A Hard Cap on the Net Speculative Position
A speculative position limit is the maximum position a speculator is allowed to hold, and it works as a genuine ceiling.
- A speculative position limit is the maximum net long or net short position a speculator may hold in a given contract, set by the Commodity Futures Trading Commission (CFTC) or the exchange. It is a ceiling: exceeding it is a violation, independent of any reporting question.
- The purpose is to protect the market from excessive speculation that could cause unreasonable price swings or manipulation, especially near the delivery month.
- Limits are contract-specific and change over time (some are fixed by the CFTC in federal regulation, most are set by the exchanges). The exam therefore tests the concept and the net-long-or-short structure, not a universal number.
Exam Tip: Gotchas
- A speculative limit is a cap, and exceeding it is a violation. Unlike a reportable level (which only triggers disclosure), a speculative limit is a hard ceiling. A speculator who goes over it has broken the rule, not merely triggered a report.
- The limit is on the NET position (long or short). It caps the net long or net short a speculator may hold, contract by contract. There is no single universal number to memorize; the number is set by the CFTC or the exchange and changes over time.
The Bona-Fide Hedge Exemption
Speculative limits target speculation, so the trader whose position is a genuine commercial hedge can be excused from them.
- Bona-fide hedgers can qualify for a hedge exemption from the speculative limit, because their position offsets genuine commercial cash-market price risk rather than being a directional speculation. To qualify, the position must be a true offset of cash or spot risk, established and liquidated in an orderly, commercially sound way.

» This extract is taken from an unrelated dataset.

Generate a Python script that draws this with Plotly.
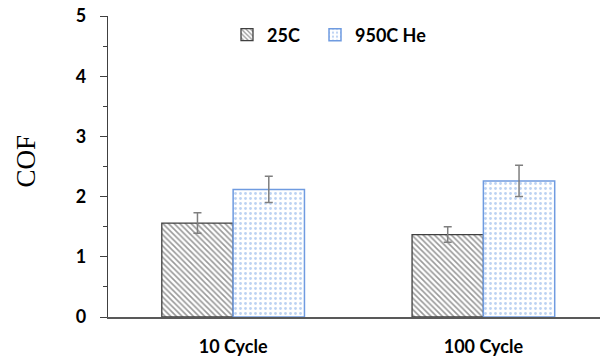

- The exemption is not limitless: a hedger granted relief gets an exemption level set above the ordinary speculative limit, not a blank check.
- The bright line the exam draws: speculators are capped; bona-fide hedgers can be exempted from the cap.
Exam Tip: Gotchas
- The hedge exemption is a higher ceiling, not "no ceiling." A bona-fide hedger gets an exemption level set above the ordinary speculative limit, not unlimited freedom to hold any size. The position still has to be a genuine offset of cash-market risk, established and liquidated in an orderly way.
- Only bona-fide hedgers get the exemption; pure speculators do not. A speculator cannot dodge the limit by claiming a hedge. The relief is reserved for positions that actually offset commercial cash or spot price risk.
Reporting Versus Speculative Limits
These are the two large-position controls students confuse most, so put them side by side. Both thresholds come from the CFTC or the exchange, but they answer completely different questions.
| Position Reporting | Speculative Position Limits | |
|---|---|---|
| What it does | Discloses a large position to the regulator (surveillance) | Caps the maximum net long or short a speculator may hold |
| The number is a... | Threshold that turns on daily reporting | Ceiling that may not be exceeded |
| Who is subject | Both speculators AND hedgers (size-based) | Speculators are capped; bona-fide hedgers can get a hedge exemption |
| Set by | CFTC or the exchange | CFTC or the exchange |
| On crossing it | You must report (you may keep the position) | You are in violation unless exempt |
Memory Aid: Reporting = "tell them" (everyone, once you get big; you may still hold it). A limit = "you can't hold more than this" (speculators, unless you are a real hedger). Same source, opposite consequence.
Exam Tip: Gotchas
- Position reporting and speculative position limits are two different things, so never swap them. A reportable level is a disclosure trigger (report it, you may still hold it); a speculative limit is a hard cap (exceed it and you have violated the rule, unless you hold a bona-fide hedge exemption). Reporting catches speculators and hedgers alike; limits cap speculators while excusing bona-fide hedgers. Do not treat the reportable level as a maximum, and do not treat the speculative limit as a mere reporting trigger.